Taiwanese PC component and consumer tech product manufacturer

Antec, Inc. (安鈦克 (Āntàikè)) is a Taiwanese manufacturer of personal computer (PC) components and consumer tech products. Antec's principal products are computer cases and power supplies. Antec also offers PC cooling products, notebook accessories, and previously offered a line of Antec Mobile Products (A.M.P.) which included Bluetooth speakers, headphones, portable batteries, and charging hubs. Antec joined the handheld PC gaming market globally with the CORE HS which is a 32GB/2TB AMD 7840u based Windows 11 device with a 1080p screen and gaming controller built into the device. Originally founded in 1986 in Fremont, California, the company is now headquartered in Taipei City, with additional offices in Rotterdam, Beijing, and Fremont, California. Antec pioneered a number of innovations in the PC case industry, including the switch from beige to black exterior color, and first cases specifically designed for noise reduction with the Sonata and P180. In 2011, Antec was purchased by Ming-Jong Technologies Ltd. of Taiwan, and the combined company adopted the Antec name. Antec products are sold in over 40 countries through its online retail platform, Amazon, and distribution partners. The company is publicly traded on the Taipei stock exchange under ticker 6276.

==Products==
- Computer enclosures
- Computer power supplies
- Computer cooling products

==Antec Mobile Products (a.m.p)==
In October 2012, Antec launched the now-defunct Antec Mobile Products (A.M.P.), a wholly owned subsidiary of Antec.

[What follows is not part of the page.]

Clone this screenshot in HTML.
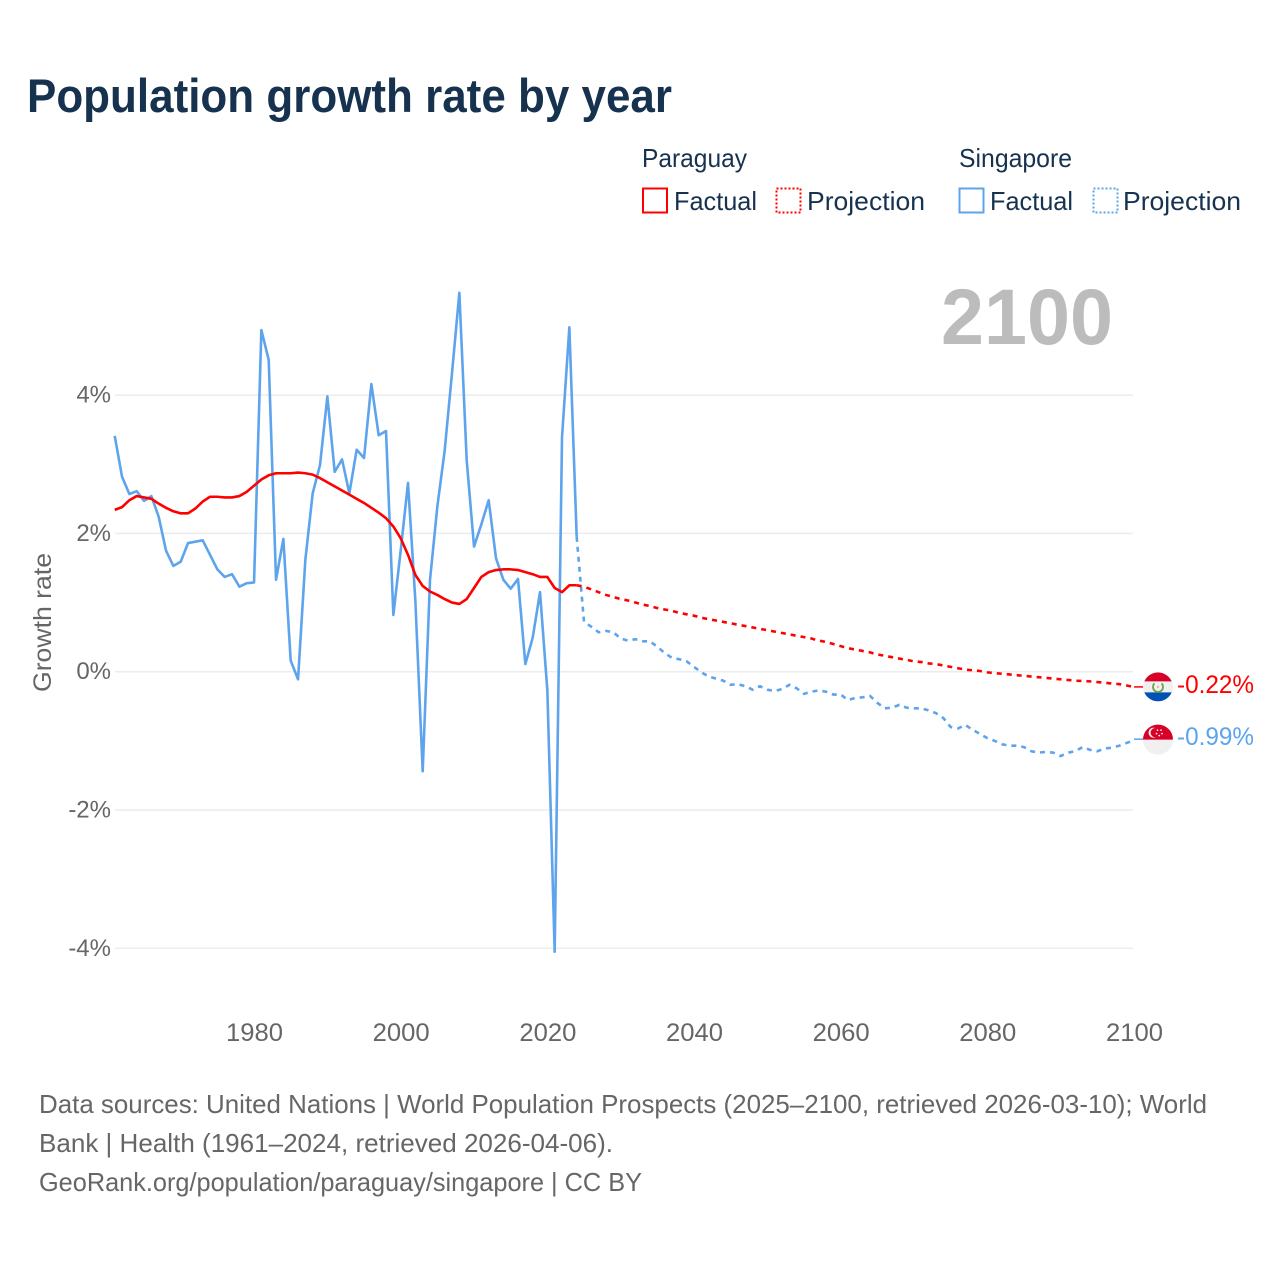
<!DOCTYPE html>
<html lang="en">
<head>
<meta charset="utf-8">
<title>Population growth rate by year</title>
<style>
  html, body { margin: 0; padding: 0; background: #ffffff; }
  svg { display: block; font-family: "Liberation Sans", "DejaVu Sans", sans-serif; }
</style>
</head>
<body>
<svg id="chart" xmlns="http://www.w3.org/2000/svg" width="1280" height="1280" viewBox="0 0 1280 1280">
  <rect x="0" y="0" width="1280" height="1280" fill="#ffffff"/>
  <text x="27" y="112" font-size="47" font-weight="700" fill="#17324f" textLength="645" lengthAdjust="spacingAndGlyphs">Population growth rate by year</text>

  <g font-size="26" fill="#17324f">
    <text x="642" y="167" textLength="105" lengthAdjust="spacingAndGlyphs">Paraguay</text>
    <text x="959" y="167" textLength="113" lengthAdjust="spacingAndGlyphs">Singapore</text>
    <rect x="643" y="188.5" width="24" height="24" fill="none" stroke="#ff0000" stroke-width="2"/>
    <text x="674" y="210" textLength="83" lengthAdjust="spacingAndGlyphs">Factual</text>
    <rect x="776.5" y="188.5" width="24" height="24" fill="none" stroke="#ff0000" stroke-width="2" stroke-dasharray="2 2"/>
    <text x="807" y="210" textLength="118" lengthAdjust="spacingAndGlyphs">Projection</text>
    <rect x="959.5" y="188.5" width="24" height="24" fill="none" stroke="#5da4ed" stroke-width="2"/>
    <text x="990" y="210" textLength="83" lengthAdjust="spacingAndGlyphs">Factual</text>
    <rect x="1093.5" y="188.5" width="24" height="24" fill="none" stroke="#5da4ed" stroke-width="2" stroke-dasharray="2 2"/>
    <text x="1123" y="210" textLength="118" lengthAdjust="spacingAndGlyphs">Projection</text>
  </g>

  <text x="941" y="344" font-size="79" font-weight="700" fill="#bcbcbc" textLength="172" lengthAdjust="spacingAndGlyphs">2100</text>
  <text transform="translate(51 692) rotate(-90)" x="0" y="0" font-size="25" fill="#666666" textLength="139" lengthAdjust="spacingAndGlyphs">Growth rate</text>

  <g id="grid"></g>
  <g id="yticks"></g>
  <g id="xticks"></g>
  <g id="series"></g>
  <g id="ends"></g>

  <g font-size="26" fill="#666666">
    <text x="39" y="1113" textLength="1168" lengthAdjust="spacingAndGlyphs">Data sources: United Nations | World Population Prospects (2025–2100, retrieved 2026-03-10); World</text>
    <text x="39" y="1152" textLength="574" lengthAdjust="spacingAndGlyphs">Bank | Health (1961–2024, retrieved 2026-04-06).</text>
    <text x="39" y="1191" textLength="603" lengthAdjust="spacingAndGlyphs">GeoRank.org/population/paraguay/singapore | CC BY</text>
  </g>
</svg>

<script>
const factualStartYear = 1961;
const projectionStartYear = 2024;

const yTickValues = [4, 2, 0, -2, -4];
const yTickLabels = ["4%", "2%", "0%", "-2%", "-4%"];
const xTickValues = [1980, 2000, 2020, 2040, 2060, 2080, 2100];
const xTickLabels = ["1980", "2000", "2020", "2040", "2060", "2080", "2100"];

const singaporeFactual = [
  3.41, 2.82, 2.57, 2.61, 2.47, 2.54, 2.24, 1.75, 1.53, 1.59,
  1.86, 1.88, 1.90, 1.69, 1.48, 1.37, 1.41, 1.23, 1.28, 1.29,
  4.94, 4.51, 1.33, 1.92, 0.16, -0.11, 1.62, 2.58, 2.99, 3.98,
  2.89, 3.07, 2.58, 3.21, 3.09, 4.16, 3.42, 3.48, 0.82, 1.75,
  2.73, 1.03, -1.44, 1.33, 2.39, 3.20, 4.32, 5.48, 3.06, 1.81,
  2.13, 2.48, 1.64, 1.33, 1.20, 1.34, 0.11, 0.49, 1.15, -0.27,
  -4.05, 3.39, 4.98, 1.95
];

const singaporeProjection = [
  1.95, 0.72, 0.65, 0.57, 0.59, 0.57, 0.48, 0.45, 0.47, 0.44,
  0.44, 0.36, 0.27, 0.20, 0.18, 0.15, 0.07, -0.01, -0.07, -0.10,
  -0.13, -0.19, -0.18, -0.21, -0.26, -0.21, -0.26, -0.28, -0.25, -0.19,
  -0.24, -0.32, -0.29, -0.27, -0.29, -0.33, -0.33, -0.41, -0.38, -0.37,
  -0.35, -0.45, -0.53, -0.52, -0.48, -0.52, -0.53, -0.53, -0.56, -0.60,
  -0.67, -0.80, -0.82, -0.77, -0.84, -0.90, -0.96, -1.00, -1.05, -1.07,
  -1.07, -1.09, -1.15, -1.17, -1.16, -1.17, -1.22, -1.17, -1.15, -1.09,
  -1.13, -1.15, -1.11, -1.10, -1.07, -1.03, -0.99
];

const paraguayFactual = [
  2.34, 2.38, 2.48, 2.54, 2.52, 2.50, 2.43, 2.37, 2.32, 2.29,
  2.29, 2.36, 2.46, 2.53, 2.53, 2.52, 2.52, 2.54, 2.60, 2.69,
  2.78, 2.84, 2.87, 2.87, 2.87, 2.88, 2.87, 2.85, 2.80, 2.74,
  2.68, 2.62, 2.56, 2.50, 2.44, 2.37, 2.30, 2.22, 2.10, 1.93,
  1.69, 1.40, 1.24, 1.16, 1.11, 1.05, 1.00, 0.98, 1.05, 1.21,
  1.37, 1.44, 1.47, 1.48, 1.48, 1.47, 1.44, 1.41, 1.37, 1.37,
  1.21, 1.15, 1.25, 1.25
];

const paraguayProjection = [
  1.25, 1.23, 1.19, 1.15, 1.11, 1.08, 1.05, 1.03, 1.00, 0.97,
  0.95, 0.92, 0.90, 0.88, 0.85, 0.83, 0.81, 0.78, 0.76, 0.74,
  0.72, 0.70, 0.68, 0.66, 0.64, 0.62, 0.60, 0.58, 0.56, 0.54,
  0.52, 0.50, 0.48, 0.45, 0.43, 0.40, 0.37, 0.34, 0.32, 0.30,
  0.28, 0.25, 0.23, 0.21, 0.19, 0.17, 0.15, 0.14, 0.12, 0.11,
  0.09, 0.07, 0.05, 0.03, 0.02, 0.01, -0.01, -0.02, -0.03, -0.04,
  -0.05, -0.06, -0.07, -0.08, -0.09, -0.10, -0.11, -0.12, -0.13, -0.135,
  -0.14, -0.15, -0.16, -0.17, -0.18, -0.20, -0.22
];

const SVG_NS = "http://www.w3.org/2000/svg";
const RED = "#ff0000";
const BLUE = "#5da4ed";

function xScale(year) { return 114.7 + (year - 1961) * 7.333; }
function yScale(value) { return 671.7 - value * 69.15; }

function make(tag, attrs, parent) {
  const el = document.createElementNS(SVG_NS, tag);
  for (const key in attrs) el.setAttribute(key, attrs[key]);
  parent.appendChild(el);
  return el;
}

function linePath(values, startYear) {
  return values.map(function (v, i) {
    return (i ? "L" : "M") + xScale(startYear + i).toFixed(2) + " " + yScale(v).toFixed(2);
  }).join(" ");
}

const gridGroup = document.getElementById("grid");
const yTickGroup = document.getElementById("yticks");
yTickValues.forEach(function (v, i) {
  const y = yScale(v);
  const gridLine = make("line", { x1: 115, x2: 1133, y1: y, y2: y, stroke: "#ececec", "stroke-width": 1.5 }, gridGroup);
  
  
  const label = make("text", { x: 111, y: y + 7.5, "text-anchor": "end", "font-size": 24, fill: "#666666" }, yTickGroup);
  
  
  label.textContent = yTickLabels[i];
});

const xTickGroup = document.getElementById("xticks");
xTickValues.forEach(function (v, i) {
  const label = make("text", { x: xScale(v) + 0.5, y: 1041, "text-anchor": "middle", "font-size": 25, fill: "#666666", textLength: 57, lengthAdjust: "spacingAndGlyphs" }, xTickGroup);
  
  
  label.textContent = xTickLabels[i];
});

const seriesGroup = document.getElementById("series");

const singaporeFactualLine = make("path", { d: linePath(singaporeFactual, factualStartYear), fill: "none", stroke: BLUE, "stroke-width": 2.6, "stroke-linejoin": "round" }, seriesGroup);



const singaporeProjectionLine = make("path", { d: linePath(singaporeProjection, projectionStartYear), fill: "none", stroke: BLUE, "stroke-width": 2.6, "stroke-dasharray": "5 5" }, seriesGroup);



const paraguayFactualLine = make("path", { d: linePath(paraguayFactual, factualStartYear), fill: "none", stroke: RED, "stroke-width": 2.6, "stroke-linejoin": "round" }, seriesGroup);



const paraguayProjectionLine = make("path", { d: linePath(paraguayProjection, projectionStartYear), fill: "none", stroke: RED, "stroke-width": 2.6, "stroke-dasharray": "5 5" }, seriesGroup);



const endsGroup = document.getElementById("ends");
const lastYear = projectionStartYear + paraguayProjection.length - 1;

function formatPercent(v) { return v.toFixed(2) + "%"; }

/* Paraguay end marker */
const pyValue = paraguayProjection[paraguayProjection.length - 1];
const pyY = yScale(pyValue);
const pyConnector = make("line", { x1: xScale(lastYear), x2: 1146, y1: pyY, y2: pyY, stroke: RED, "stroke-width": 1.5 }, endsGroup);


const pyFlag = make("g", { transform: "translate(1158 " + pyY + ")" }, endsGroup);


make("circle", { r: 15, fill: "#f0f0f0" }, pyFlag);
make("path", { d: "M-13.7 -5.5 A15 15 0 0 1 13.7 -5.5 Z", fill: "#d80027" }, pyFlag);
make("path", { d: "M-13.7 5.5 A15 15 0 0 0 13.7 5.5 Z", fill: "#0052b4" }, pyFlag);
make("path", { d: "M-3.5 -3.5 A5 5 0 1 0 3.5 -3.5", fill: "none", stroke: "#6da544", "stroke-width": 1.8 }, pyFlag);
make("circle", { r: 1.2, fill: "#f0b0a8" }, pyFlag);
const pyLabel = make("text", { x: 1177, y: pyY + 6, "font-size": 25, fill: RED, textLength: 77, lengthAdjust: "spacingAndGlyphs" }, endsGroup);


pyLabel.textContent = formatPercent(pyValue);

/* Singapore end marker */
const sgValue = singaporeProjection[singaporeProjection.length - 1];
const sgY = yScale(sgValue);
const sgConnector = make("line", { x1: xScale(lastYear), x2: 1146, y1: sgY - 1, y2: sgY - 1, stroke: BLUE, "stroke-width": 1.5 }, endsGroup);


const sgFlag = make("g", { transform: "translate(1158 " + (sgY - 0.5) + ")" }, endsGroup);


make("circle", { r: 15, fill: "#f0f0f0" }, sgFlag);
make("path", { d: "M-15 0 A15 15 0 0 1 15 0 Z", fill: "#d80027" }, sgFlag);
make("circle", { cx: -4.5, cy: -7, r: 5, fill: "#f0f0f0" }, sgFlag);
make("circle", { cx: -2.8, cy: -7, r: 4.6, fill: "#d80027" }, sgFlag);
make("circle", { cx: -0.5, cy: -9.5, r: 0.9, fill: "#f0f0f0" }, sgFlag);
make("circle", { cx: 3, cy: -9.5, r: 0.9, fill: "#f0f0f0" }, sgFlag);
make("circle", { cx: -1.5, cy: -6, r: 0.9, fill: "#f0f0f0" }, sgFlag);
make("circle", { cx: 4, cy: -6, r: 0.9, fill: "#f0f0f0" }, sgFlag);
make("circle", { cx: 1.2, cy: -4, r: 0.9, fill: "#f0f0f0" }, sgFlag);
const sgLabel = make("text", { x: 1177, y: sgY + 5, "font-size": 25, fill: BLUE, textLength: 77, lengthAdjust: "spacingAndGlyphs" }, endsGroup);


sgLabel.textContent = formatPercent(sgValue);
</script>
</body>
</html>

The product range included a line of Bluetooth audio devices, USB-powered battery packs and mobile chargers.

==Console Gaming==
Antec entered the console gaming sector with the X-1 Cooler for the Xbox One in 2015 which received positive reviews. The cooler prevented the console from over-heating while in use and helped preserve the lifespan of the console.